Frequently Asked Questions About DUI in Tennessee
How Likely is Jail Time for the First DUI in Tennessee?
You can spend 48 hours behind bars, even if it’s your first DUI offense.
Is DUI a Felony in Tennessee?
Typically, a DUI conviction is a misdemeanor. However, on your fourth conviction, or if it results in injury, death, or breaks the Drunk Driving Child Protection Act, it becomes a felony (the felony Class will depend on your situation).
How Do I Get Out of a DUI in Tennessee?
Before you plead guilty to a DUI charge, see if either of these can work for you:
- Challenge the DUI stop. Remember, a police officer must have a legal basis for pulling you over. If he didn’t, you might get out of your DUI charge.
- Challenge the results of the blood or breath test. The arresting officer must give proper instructions about taking the field sobriety test. Failing to do so or inaccurately interpreting the results may make the test inadmissible in court.
What is the Difference Between DUI and DWI in Tennessee?
Law enforcement officers charge drivers over 21 with Driving Under the Influence (DUI). If you’re under 21, it becomes Driving While Intoxicated (DWI).

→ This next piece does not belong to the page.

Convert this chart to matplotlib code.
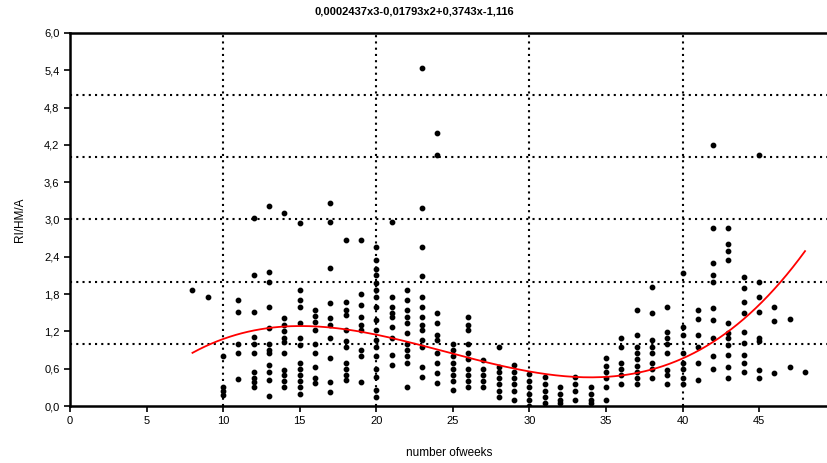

Does a DUI Ever Go Away in Tennessee?
A DUI remains on your record for your lifetime. That’s another reason why you shouldn’t drink and drive.
The Wrap Up
And that is everything you need to know about Tennessee DUI laws.
Knowing all this will encourage you to avoid drinking and driving.
Remember, it’s never worth the consequences — whether injury, death, or the harsh penalties.
And, although it’s technically not illegal to drive if your BAC is under 0.08%, you can still get a DUI charge if your driving’s impaired.
And it’s not always about alcohol — drugs (even prescribed ones) can put you in the hot seat if you get behind the wheel.
In the end, it’s always better to play it safe.
If you’re not in the condition to drive, DON’T.